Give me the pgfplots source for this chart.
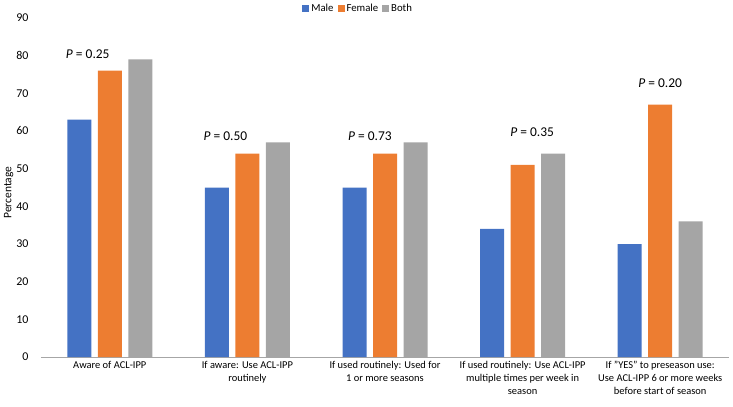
\documentclass[border=0pt]{standalone}
\usepackage{fontspec}
\setmainfont{Carlito}
\usepackage{pgfplots}
\pgfplotsset{compat=1.18}
\definecolor{cmale}{HTML}{4472C4}
\definecolor{cfemale}{HTML}{ED7D31}
\definecolor{cboth}{HTML}{A5A5A5}
\begin{document}
\begin{tikzpicture}
\path[use as bounding box] (-41bp,-50bp) rectangle (692bp,357bp);
\begin{axis}[
  at={(0,0)}, anchor=south west,
  scale only axis,
  width=688bp, height=339bp,
  ybar=6.5bp, bar width=24bp,
  xmin=-0.5, xmax=4.5, ymin=0, ymax=90,
  ytick={0,10,...,90},
  xtick={0,1,2,3,4},
  xticklabels={Aware of ACL-IPP,
    {If aware: Use ACL-IPP\\routinely},
    {If used routinely: Used for\\1 or more seasons},
    {If used routinely: Use ACL-IPP\\multiple times per week in\\season},
    {If "YES" to preseason use:\\Use ACL-IPP 6 or more weeks\\before start of season}},
  xticklabel style={align=center, font=\fontsize{10.5}{13}\selectfont, yshift=-1bp},
  yticklabel style={font=\fontsize{12}{13}\selectfont, xshift=-9bp},
  /pgf/number format/assume math mode=true,
  axis x line=bottom, axis y line=left,
  x axis line style={draw=black!35, line width=0.8bp, -},
  y axis line style={draw=none},
  major tick length=0pt,
  ylabel={Percentage},
  ylabel style={font=\fontsize{11.5}{12}\selectfont, at={(axis description cs:-0.047,0.485)}, anchor=center},
  legend columns=3,
  legend style={at={(0.461,1.055)}, anchor=north, draw=none, font=\fontsize{10.8}{12}\selectfont, /tikz/every even column/.append style={column sep=2bp}},
  legend image code/.code={\fill[#1] (0bp,-3.5bp) rectangle (7bp,3.5bp);},
  clip=false,
]
\addplot[fill=cmale, draw=none] coordinates {(0,63) (1,45) (2,45) (3,34) (4,30)};
\addplot[fill=cfemale, draw=none] coordinates {(0,76) (1,54) (2,54) (3,51) (4,67)};
\addplot[fill=cboth, draw=none] coordinates {(0,79) (1,57) (2,57) (3,54) (4,36)};
\legend{Male, Female, Both}
\node[font=\fontsize{13.5}{15}\selectfont] at (axis cs:-0.16,80.5) {\textit{P} = 0.25};
\node[font=\fontsize{13.5}{15}\selectfont] at (axis cs:0.84,58.6) {\textit{P} = 0.50};
\node[font=\fontsize{13.5}{15}\selectfont] at (axis cs:1.89,58.6) {\textit{P} = 0.73};
\node[font=\fontsize{13.5}{15}\selectfont] at (axis cs:3.07,59.8) {\textit{P} = 0.35};
\node[font=\fontsize{13.5}{15}\selectfont] at (axis cs:4,72.7) {\textit{P} = 0.20};
\end{axis}
\end{tikzpicture}
\end{document}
▬▬▬▬▬▬▬▬▬▬
TASK: Would you set down the listing exactly, omitting pictures?

SOLUTION TO THE EXERCISE:
Give me the pgfplots source for this chart.
\documentclass[border=0pt]{standalone}
\usepackage{fontspec}
\setmainfont{Carlito}
\usepackage{pgfplots}
\pgfplotsset{compat=1.18}
\definecolor{cmale}{HTML}{4472C4}
\definecolor{cfemale}{HTML}{ED7D31}
\definecolor{cboth}{HTML}{A5A5A5}
\begin{document}
\begin{tikzpicture}
\path[use as bounding box] (-41bp,-50bp) rectangle (692bp,357bp);
\begin{axis}[
  at={(0,0)}, anchor=south west,
  scale only axis,
  width=688bp, height=339bp,
  ybar=6.5bp, bar width=24bp,
  xmin=-0.5, xmax=4.5, ymin=0, ymax=90,
  ytick={0,10,...,90},
  xtick={0,1,2,3,4},
  xticklabels={Aware of ACL-IPP,
    {If aware: Use ACL-IPP\\routinely},
    {If used routinely: Used for\\1 or more seasons},
    {If used routinely: Use ACL-IPP\\multiple times per week in\\season},
    {If "YES" to preseason use:\\Use ACL-IPP 6 or more weeks\\before start of season}},
  xticklabel style={align=center, font=\fontsize{10.5}{13}\selectfont, yshift=-1bp},
  yticklabel style={font=\fontsize{12}{13}\selectfont, xshift=-9bp},
  /pgf/number format/assume math mode=true,
  axis x line=bottom, axis y line=left,
  x axis line style={draw=black!35, line width=0.8bp, -},
  y axis line style={draw=none},
  major tick length=0pt,
  ylabel={Percentage},
  ylabel style={font=\fontsize{11.5}{12}\selectfont, at={(axis description cs:-0.047,0.485)}, anchor=center},
  legend columns=3,
  legend style={at={(0.461,1.055)}, anchor=north, draw=none, font=\fontsize{10.8}{12}\selectfont, /tikz/every even column/.append style={column sep=2bp}},
  legend image code/.code={\fill[#1] (0bp,-3.5bp) rectangle (7bp,3.5bp);},
  clip=false,
]
\addplot[fill=cmale, draw=none] coordinates {(0,63) (1,45) (2,45) (3,34) (4,30)};
\addplot[fill=cfemale, draw=none] coordinates {(0,76) (1,54) (2,54) (3,51) (4,67)};
\addplot[fill=cboth, draw=none] coordinates {(0,79) (1,57) (2,57) (3,54) (4,36)};
\legend{Male, Female, Both}
\node[font=\fontsize{13.5}{15}\selectfont] at (axis cs:-0.16,80.5) {\textit{P} = 0.25};
\node[font=\fontsize{13.5}{15}\selectfont] at (axis cs:0.84,58.6) {\textit{P} = 0.50};
\node[font=\fontsize{13.5}{15}\selectfont] at (axis cs:1.89,58.6) {\textit{P} = 0.73};
\node[font=\fontsize{13.5}{15}\selectfont] at (axis cs:3.07,59.8) {\textit{P} = 0.35};
\node[font=\fontsize{13.5}{15}\selectfont] at (axis cs:4,72.7) {\textit{P} = 0.20};
\end{axis}
\end{tikzpicture}
\end{document}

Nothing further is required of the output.